As the bill report lays out, Senators Burr, Risch, Rubio, Collins, Blunt, Lankford, Cotton, Cornyn, Warner, King, and Manchin are all cool using a foreign surveillance program to spy on their constituents, especially given that Burr has hidden precisely the impact of that spying in this report.
Any bets on whether they might have voted differently if we all got to know what kind of spying on us this bill authorized.
That, of course, is only eleven senators who are cool with treating their constituents (or at least those using location obscuring techniques) like foreigners.
There are two more you can add to this list: Sens. Feinstein and Harris. Although they voted against allowing the NSA to collect wholly domestic communications, they did vote against Wyden's amendment, which would have limited the use of domestic communications by US government agencies to only a few national security-related crimes.

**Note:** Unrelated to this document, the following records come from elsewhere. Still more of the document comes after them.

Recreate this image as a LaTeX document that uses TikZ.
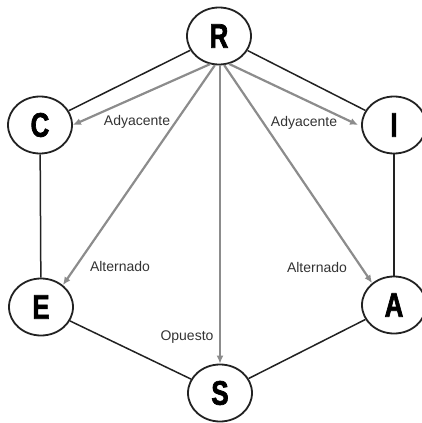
\documentclass[tikz,border=0pt]{standalone}
\usepackage{fontspec}
\setmainfont{Liberation Sans}
\newfontfamily\nodefont{Liberation Sans}[FakeStretch=0.76,BoldFeatures={FakeBold=2}]
\usetikzlibrary{shapes.geometric,arrows.meta}
\definecolor{arrowgray}{HTML}{8C8C8C}
\definecolor{edgeblack}{HTML}{222222}
\definecolor{labelgray}{HTML}{333333}
\tikzset{
  letter/.style={ellipse,draw=edgeblack,line width=1.8pt,fill=white,minimum width=64pt,minimum height=57pt,inner sep=0pt,text=black,font=\nodefont\bfseries\fontsize{34}{34}\selectfont},
  hexedge/.style={draw=edgeblack,line width=1.5pt},
  relarrow/.style={draw=arrowgray,line width=2.2pt,-{Latex[length=8pt,width=7pt]}},
  rellabel/.style={text=labelgray,font=\fontsize{14}{16}\selectfont,inner sep=1pt}
}
\begin{document}
\begin{tikzpicture}[x=1pt,y=-1pt]
\useasboundingbox (0,0) rectangle (422,423);
\node[letter] (R) at (219,36) {R};
\node[letter] (C) at (40,125) {C};
\node[letter] (I) at (394,125) {I};
\node[letter] (E) at (41,307) {E};
\node[letter] (A) at (394,305) {A};
\node[letter] (S) at (220,393) {S};
% hexagon edges
\draw[hexedge] (R) -- (C);
\draw[hexedge] (C) -- (E);
\draw[hexedge] (E) -- (S);
\draw[hexedge] (S) -- (A);
\draw[hexedge] (A) -- (I);
\draw[hexedge] (I) -- (R);
% relation arrows
\draw[relarrow] (R.-108) -- (C.east);
\draw[relarrow] (R.-98) -- (E.45);
\draw[relarrow] (S.north |- R.south) -- (S.north);
\draw[relarrow] (R.-80) -- (A.135);
\draw[relarrow] (R.-70) -- ([xshift=-3pt]I.west);
% labels
\node[rellabel] (l1) at (137,122) {Adyacente};
\node[rellabel] (l2) at (304,123) {Adyacente};
\node[rellabel] (l3) at (120,266) {Alternado};
\node[rellabel] (l4) at (317,267) {Alternado};
\node[rellabel] (l5) at (187,337) {Opuesto};
\end{tikzpicture}
\end{document}
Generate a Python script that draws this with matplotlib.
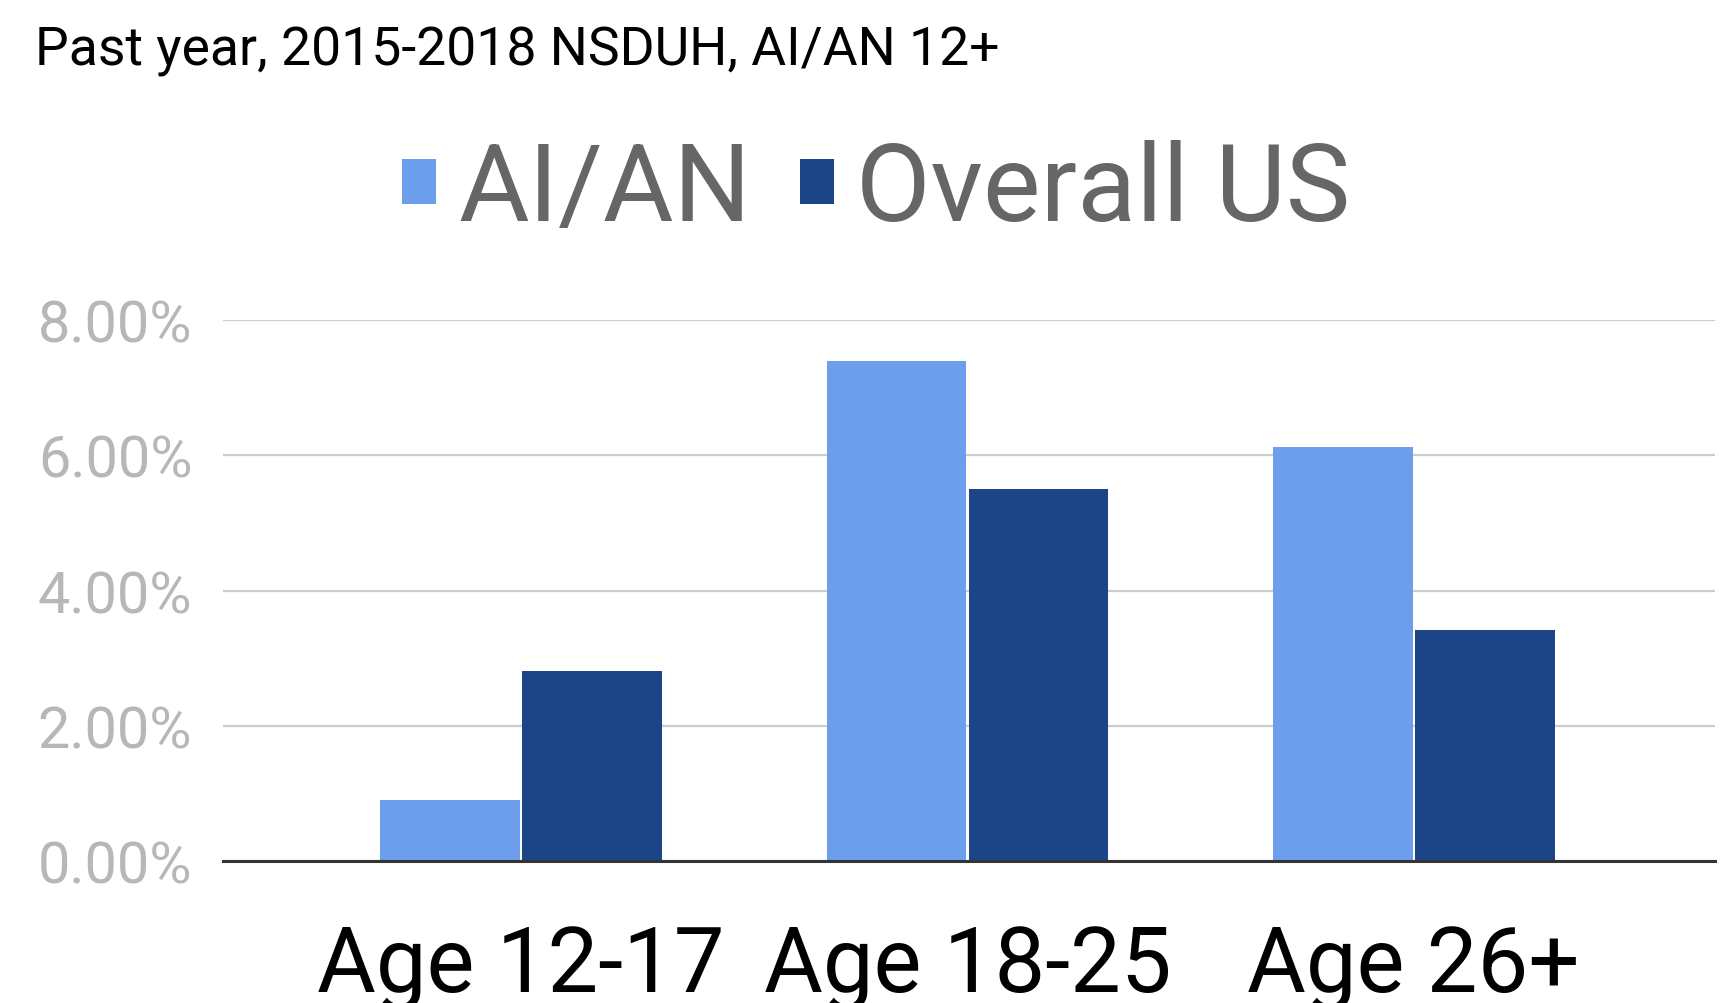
import matplotlib
matplotlib.use("Agg")
import matplotlib.pyplot as plt
from matplotlib.patches import Patch
from matplotlib.ticker import FuncFormatter, FixedLocator
import numpy as np

categories = ["Age 12-17", "Age 18-25", "Age 26+"]
series_names = ["AI/AN", "Overall US"]
aian_values = [0.90, 7.40, 6.12]
overall_values = [2.81, 5.50, 3.42]
y_ticks = [0, 2, 4, 6, 8]
title = "Past year, 2015-2018 NSDUH, AI/AN 12+"

light = "#6d9eeb"
dark = "#1c4587"

plt.rcParams['font.family'] = ['Roboto', 'DejaVu Sans']

fig = plt.figure(figsize=(17.28, 10.04), dpi=100)
ax = fig.add_axes([0.129, 0.1414, 0.8635, 0.5386])

x = np.arange(len(categories))
w = 0.313
ax.bar(x - 0.159, aian_values, width=w, color=light, zorder=3)
ax.bar(x + 0.159, overall_values, width=w, color=dark, zorder=3)

ax.set_xlim(-0.668, 2.675)
ax.set_ylim(0, 8)
ax.yaxis.set_major_locator(FixedLocator(y_ticks))
ax.yaxis.set_major_formatter(FuncFormatter(lambda v, p: f"{v:.2f}%"))
ax.grid(axis='y', color='#cccccc', linewidth=1.6, zorder=0)
ax.set_axisbelow(True)
for s in ['top', 'right', 'left']:
    ax.spines[s].set_visible(False)
ax.spines['bottom'].set_color('#333333')
ax.spines['bottom'].set_linewidth(2.2)
ax.spines['bottom'].set_zorder(4)
ax.tick_params(axis='y', length=0, pad=22, labelsize=41.5, labelcolor='#b7b7b7')
ax.set_xticks(x)
ax.set_xticklabels(categories)
ax.tick_params(axis='x', length=0, pad=45, labelsize=65, labelcolor='#000000')

fig.text(35/1728, 1 - 66/1004, title, fontsize=38.5, color='#000000', va='baseline', ha='left')

handles = [Patch(facecolor=light, edgecolor='none'), Patch(facecolor=dark, edgecolor='none')]
fig.legend(handles, series_names, loc='center', bbox_to_anchor=(0.507, 1 - 192/1004), ncol=2,
           frameon=False, fontsize=78, labelcolor='#666666', handlelength=0.32, handleheight=0.27,
           handletextpad=0.2, columnspacing=0.45, borderpad=0, borderaxespad=0)

fig.savefig("out.png", dpi=100)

Their vote against this means Feinstein and Harris are no better than the other eleven when it comes to domestic use of supposedly foreign-facing dragnets if there's any evidence of domestic criminal activity caught in the net. That includes a longer list of crimes which really aren't the sort of thing we should be using dragnets to investigate: "serious bodily injury," CFAA violations and human trafficking -- the latter of which could be nothing more than US citizens helping stranded foreigners.
On top of that, there's no judicial review involved when the government makes a determination that something "affects, involves or is related to" national security. As Marcy Wheeler has pointed out, this allows the DOJ to decide what it can or can't collect on US persons using NSA surveillance programs.
Attorney General Jeff Sessions could decide tomorrow that it can collect the Tor traffic of BLM or BDS activists, and no judge can rule that’s an inappropriate use of a foreign intelligence program.
So, the Senate version is way worse than the House version, which wasn't all that great to begin with. The fact that it's now mid-November and these bills are now just taking the next step towards a floor vote pretty much guarantees these non-reform efforts will be stapled to the backend of a must pass appropriations bill, where they're less likely to rejected on their own merits.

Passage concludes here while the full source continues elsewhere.